◆ STATED TASK:
Return the whole listing, line for line, without the pictures in it.

◆ AVAILABLE DATA:
** Start **

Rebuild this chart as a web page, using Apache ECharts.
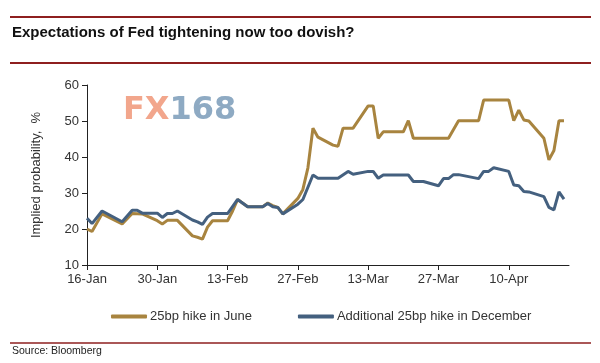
<!DOCTYPE html>
<html>
<head>
<meta charset="utf-8">
<script src="https://cdn.jsdelivr.net/npm/echarts@6/dist/echarts.min.js"></script>
<style>html,body{margin:0;padding:0;background:#fff;}#c{width:600px;height:363px;}</style>
</head>
<body>
<div id="c"></div>
<script>
// ---- data ----
const titleText = 'Expectations of Fed tightening now too dovish?';
const sourceText = 'Source: Bloomberg';
const seriesNames = ['25bp hike in June', 'Additional 25bp hike in December'];
const yTicks = [10, 20, 30, 40, 50, 60];
const xTickLabels = ['16-Jan', '30-Jan', '13-Feb', '27-Feb', '13-Mar', '27-Mar', '10-Apr'];

const juneDates = [
  '2017-01-16','2017-01-17','2017-01-19','2017-01-23','2017-01-25','2017-01-27','2017-01-30','2017-01-31','2017-02-01','2017-02-03',
  '2017-02-06','2017-02-07','2017-02-08','2017-02-09','2017-02-10','2017-02-13','2017-02-14','2017-02-15','2017-02-17','2017-02-20',
  '2017-02-21','2017-02-22','2017-02-23','2017-02-24','2017-02-27','2017-02-28','2017-03-01','2017-03-02','2017-03-03','2017-03-06',
  '2017-03-07','2017-03-08','2017-03-10','2017-03-13','2017-03-14','2017-03-15','2017-03-16','2017-03-20','2017-03-21','2017-03-22',
  '2017-03-29','2017-03-31','2017-04-04','2017-04-05','2017-04-10','2017-04-11','2017-04-12','2017-04-13','2017-04-14','2017-04-17',
  '2017-04-18','2017-04-19','2017-04-20','2017-04-21'];
const juneValues = [
  20, 19.3, 24.2, 21.4, 24.3, 24.2, 22.3, 21.4, 22.4, 22.4,
  18.1, 17.7, 17.2, 20.5, 22.3, 22.3, 25, 28.2, 26.2, 26.2,
  27.2, 26.5, 26, 24.2, 28.5, 31, 37, 48, 45.5, 43.3,
  43, 48, 48, 54.2, 54.2, 45.2, 47, 47, 50.1, 45.2,
  45.2, 50.1, 50.1, 55.8, 55.8, 50.1, 53, 50.3, 50, 45.2,
  39.2, 41.8, 50.1, 50.1];
const decDates = [
  '2017-01-16','2017-01-17','2017-01-19','2017-01-23','2017-01-25','2017-01-26','2017-01-27','2017-01-30','2017-01-31','2017-02-01',
  '2017-02-02','2017-02-03','2017-02-06','2017-02-07','2017-02-08','2017-02-09','2017-02-10','2017-02-13','2017-02-15','2017-02-17',
  '2017-02-20','2017-02-21','2017-02-22','2017-02-23','2017-02-24','2017-02-27','2017-02-28','2017-03-02','2017-03-03','2017-03-07',
  '2017-03-09','2017-03-10','2017-03-13','2017-03-14','2017-03-15','2017-03-16','2017-03-21','2017-03-22','2017-03-24','2017-03-27',
  '2017-03-28','2017-03-29','2017-03-30','2017-03-31','2017-04-04','2017-04-05','2017-04-06','2017-04-07','2017-04-10','2017-04-11',
  '2017-04-12','2017-04-13','2017-04-14','2017-04-17','2017-04-18','2017-04-19','2017-04-20','2017-04-21'];
const decValues = [
  23, 21.5, 25, 22, 25.2, 25.2, 24.4, 24.4, 23.2, 24.3,
  24.3, 25, 22.5, 22, 21.3, 23.3, 24.3, 24.3, 28.2, 26.2,
  26.2, 27.1, 26.2, 26, 24.2, 26.9, 28.2, 35, 34.1, 34.1,
  36, 35.2, 36, 36, 34.1, 35, 35, 33.2, 33.2, 32,
  34, 34, 35.1, 35.1, 34, 36, 36, 37, 36, 32.2,
  32, 30.4, 30.3, 29, 26, 25.3, 30.3, 28.3];

// ---- helpers ----
const startDate = Date.UTC(2017, 0, 16);
const dayOf = s => { const p = s.split('-').map(Number); return (Date.UTC(p[0], p[1]-1, p[2]) - startDate) / 86400000; };
const pairs = (ds, vs) => ds.map((d, i) => [dayOf(d), vs[i]]);
const xTickValues = xTickLabels.map((_, i) => i * 14);

const gold = '#a8843f';
const blue = '#44607f';
const red = '#8e1f1f';
const axisColor = '#222';
const font = '"Liberation Sans", Arial, sans-serif';

const chart = echarts.init(document.getElementById('c'), null, {renderer: 'canvas'});
chart.setOption({
  animation: false,
  backgroundColor: '#fff',
  grid: {left: 87, right: 31, top: 85, bottom: 98, containLabel: false},
  xAxis: {
    type: 'value', min: 0, max: 96, interval: 14,
    axisLine: {show: true, lineStyle: {color: axisColor, width: 1}},
    axisTick: {show: true, length: 5, lineStyle: {color: axisColor}, customValues: xTickValues},
    splitLine: {show: false},
    axisLabel: {
      color: '#333', fontFamily: font, fontSize: 13, margin: 8, customValues: xTickValues,
      formatter: v => { const i = Math.round(v / 14); return (v % 14 === 0 && i < xTickLabels.length) ? xTickLabels[i] : ''; }
    }
  },
  yAxis: {
    type: 'value', min: yTicks[0], max: yTicks[yTicks.length-1], interval: 10,
    name: 'Implied probability,  %', nameLocation: 'middle', nameGap: 44, nameRotate: 90,
    nameTextStyle: {color: '#333', fontFamily: font, fontSize: 13},
    axisLine: {show: true, lineStyle: {color: axisColor, width: 1}},
    axisTick: {show: true, length: 5, lineStyle: {color: axisColor}},
    splitLine: {show: false},
    axisLabel: {color: '#333', fontFamily: font, fontSize: 13, margin: 8}
  },
  legend: {
    left: 106, top: 305, itemWidth: 36, itemHeight: 4, itemGap: 46, icon: 'roundRect',
    textStyle: {color: '#333', fontFamily: font, fontSize: 13, padding: [0, 0, 0, -2]},
    data: seriesNames
  },
  series: [
    {name: seriesNames[0], type: 'line', data: pairs(juneDates, juneValues), showSymbol: false, symbol: 'none',
     lineStyle: {color: gold, width: 3}, itemStyle: {color: gold}},
    {name: seriesNames[1], type: 'line', data: pairs(decDates, decValues), showSymbol: false, symbol: 'none',
     lineStyle: {color: blue, width: 3}, itemStyle: {color: blue}}
  ],
  graphic: [
    {type: 'line', shape: {x1: 10, y1: 17, x2: 591, y2: 17}, style: {stroke: red, lineWidth: 2}},
    {type: 'line', shape: {x1: 10, y1: 63, x2: 591, y2: 63}, style: {stroke: red, lineWidth: 2}},
    {type: 'line', shape: {x1: 10, y1: 343, x2: 591, y2: 343}, style: {stroke: red, lineWidth: 1.5}},
    {type: 'text', left: 12, top: 25, style: {text: titleText, fill: '#111', font: 'bold 15px "Liberation Sans Narrow", "Arial Narrow", sans-serif'}},
    {type: 'text', left: 12, top: 346, style: {text: sourceText, fill: '#222', font: '10.5px "Liberation Sans Narrow", "Arial Narrow", sans-serif'}},
    {type: 'text', left: 123, top: 95, z: 0, style: {
      text: '{a|FX}{b|168}',
      rich: {
        a: {fill: '#f2a68c', font: 'bold 32px "DejaVu Sans", sans-serif'},
        b: {fill: '#8eaac3', font: 'bold 32px "DejaVu Sans", sans-serif'}
      }
    }}
  ]
});
</script>
</body>
</html>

** End **

◆ THE RESULT:
Rebuild this chart as a web page, using Apache ECharts.
<!DOCTYPE html>
<html>
<head>
<meta charset="utf-8">
<script src="https://cdn.jsdelivr.net/npm/echarts@6/dist/echarts.min.js"></script>
<style>html,body{margin:0;padding:0;background:#fff;}#c{width:600px;height:363px;}</style>
</head>
<body>
<div id="c"></div>
<script>
// ---- data ----
const titleText = 'Expectations of Fed tightening now too dovish?';
const sourceText = 'Source: Bloomberg';
const seriesNames = ['25bp hike in June', 'Additional 25bp hike in December'];
const yTicks = [10, 20, 30, 40, 50, 60];
const xTickLabels = ['16-Jan', '30-Jan', '13-Feb', '27-Feb', '13-Mar', '27-Mar', '10-Apr'];

const juneDates = [
  '2017-01-16','2017-01-17','2017-01-19','2017-01-23','2017-01-25','2017-01-27','2017-01-30','2017-01-31','2017-02-01','2017-02-03',
  '2017-02-06','2017-02-07','2017-02-08','2017-02-09','2017-02-10','2017-02-13','2017-02-14','2017-02-15','2017-02-17','2017-02-20',
  '2017-02-21','2017-02-22','2017-02-23','2017-02-24','2017-02-27','2017-02-28','2017-03-01','2017-03-02','2017-03-03','2017-03-06',
  '2017-03-07','2017-03-08','2017-03-10','2017-03-13','2017-03-14','2017-03-15','2017-03-16','2017-03-20','2017-03-21','2017-03-22',
  '2017-03-29','2017-03-31','2017-04-04','2017-04-05','2017-04-10','2017-04-11','2017-04-12','2017-04-13','2017-04-14','2017-04-17',
  '2017-04-18','2017-04-19','2017-04-20','2017-04-21'];
const juneValues = [
  20, 19.3, 24.2, 21.4, 24.3, 24.2, 22.3, 21.4, 22.4, 22.4,
  18.1, 17.7, 17.2, 20.5, 22.3, 22.3, 25, 28.2, 26.2, 26.2,
  27.2, 26.5, 26, 24.2, 28.5, 31, 37, 48, 45.5, 43.3,
  43, 48, 48, 54.2, 54.2, 45.2, 47, 47, 50.1, 45.2,
  45.2, 50.1, 50.1, 55.8, 55.8, 50.1, 53, 50.3, 50, 45.2,
  39.2, 41.8, 50.1, 50.1];
const decDates = [
  '2017-01-16','2017-01-17','2017-01-19','2017-01-23','2017-01-25','2017-01-26','2017-01-27','2017-01-30','2017-01-31','2017-02-01',
  '2017-02-02','2017-02-03','2017-02-06','2017-02-07','2017-02-08','2017-02-09','2017-02-10','2017-02-13','2017-02-15','2017-02-17',
  '2017-02-20','2017-02-21','2017-02-22','2017-02-23','2017-02-24','2017-02-27','2017-02-28','2017-03-02','2017-03-03','2017-03-07',
  '2017-03-09','2017-03-10','2017-03-13','2017-03-14','2017-03-15','2017-03-16','2017-03-21','2017-03-22','2017-03-24','2017-03-27',
  '2017-03-28','2017-03-29','2017-03-30','2017-03-31','2017-04-04','2017-04-05','2017-04-06','2017-04-07','2017-04-10','2017-04-11',
  '2017-04-12','2017-04-13','2017-04-14','2017-04-17','2017-04-18','2017-04-19','2017-04-20','2017-04-21'];
const decValues = [
  23, 21.5, 25, 22, 25.2, 25.2, 24.4, 24.4, 23.2, 24.3,
  24.3, 25, 22.5, 22, 21.3, 23.3, 24.3, 24.3, 28.2, 26.2,
  26.2, 27.1, 26.2, 26, 24.2, 26.9, 28.2, 35, 34.1, 34.1,
  36, 35.2, 36, 36, 34.1, 35, 35, 33.2, 33.2, 32,
  34, 34, 35.1, 35.1, 34, 36, 36, 37, 36, 32.2,
  32, 30.4, 30.3, 29, 26, 25.3, 30.3, 28.3];

// ---- helpers ----
const startDate = Date.UTC(2017, 0, 16);
const dayOf = s => { const p = s.split('-').map(Number); return (Date.UTC(p[0], p[1]-1, p[2]) - startDate) / 86400000; };
const pairs = (ds, vs) => ds.map((d, i) => [dayOf(d), vs[i]]);
const xTickValues = xTickLabels.map((_, i) => i * 14);

const gold = '#a8843f';
const blue = '#44607f';
const red = '#8e1f1f';
const axisColor = '#222';
const font = '"Liberation Sans", Arial, sans-serif';

const chart = echarts.init(document.getElementById('c'), null, {renderer: 'canvas'});
chart.setOption({
  animation: false,
  backgroundColor: '#fff',
  grid: {left: 87, right: 31, top: 85, bottom: 98, containLabel: false},
  xAxis: {
    type: 'value', min: 0, max: 96, interval: 14,
    axisLine: {show: true, lineStyle: {color: axisColor, width: 1}},
    axisTick: {show: true, length: 5, lineStyle: {color: axisColor}, customValues: xTickValues},
    splitLine: {show: false},
    axisLabel: {
      color: '#333', fontFamily: font, fontSize: 13, margin: 8, customValues: xTickValues,
      formatter: v => { const i = Math.round(v / 14); return (v % 14 === 0 && i < xTickLabels.length) ? xTickLabels[i] : ''; }
    }
  },
  yAxis: {
    type: 'value', min: yTicks[0], max: yTicks[yTicks.length-1], interval: 10,
    name: 'Implied probability,  %', nameLocation: 'middle', nameGap: 44, nameRotate: 90,
    nameTextStyle: {color: '#333', fontFamily: font, fontSize: 13},
    axisLine: {show: true, lineStyle: {color: axisColor, width: 1}},
    axisTick: {show: true, length: 5, lineStyle: {color: axisColor}},
    splitLine: {show: false},
    axisLabel: {color: '#333', fontFamily: font, fontSize: 13, margin: 8}
  },
  legend: {
    left: 106, top: 305, itemWidth: 36, itemHeight: 4, itemGap: 46, icon: 'roundRect',
    textStyle: {color: '#333', fontFamily: font, fontSize: 13, padding: [0, 0, 0, -2]},
    data: seriesNames
  },
  series: [
    {name: seriesNames[0], type: 'line', data: pairs(juneDates, juneValues), showSymbol: false, symbol: 'none',
     lineStyle: {color: gold, width: 3}, itemStyle: {color: gold}},
    {name: seriesNames[1], type: 'line', data: pairs(decDates, decValues), showSymbol: false, symbol: 'none',
     lineStyle: {color: blue, width: 3}, itemStyle: {color: blue}}
  ],
  graphic: [
    {type: 'line', shape: {x1: 10, y1: 17, x2: 591, y2: 17}, style: {stroke: red, lineWidth: 2}},
    {type: 'line', shape: {x1: 10, y1: 63, x2: 591, y2: 63}, style: {stroke: red, lineWidth: 2}},
    {type: 'line', shape: {x1: 10, y1: 343, x2: 591, y2: 343}, style: {stroke: red, lineWidth: 1.5}},
    {type: 'text', left: 12, top: 25, style: {text: titleText, fill: '#111', font: 'bold 15px "Liberation Sans Narrow", "Arial Narrow", sans-serif'}},
    {type: 'text', left: 12, top: 346, style: {text: sourceText, fill: '#222', font: '10.5px "Liberation Sans Narrow", "Arial Narrow", sans-serif'}},
    {type: 'text', left: 123, top: 95, z: 0, style: {
      text: '{a|FX}{b|168}',
      rich: {
        a: {fill: '#f2a68c', font: 'bold 32px "DejaVu Sans", sans-serif'},
        b: {fill: '#8eaac3', font: 'bold 32px "DejaVu Sans", sans-serif'}
      }
    }}
  ]
});
</script>
</body>
</html>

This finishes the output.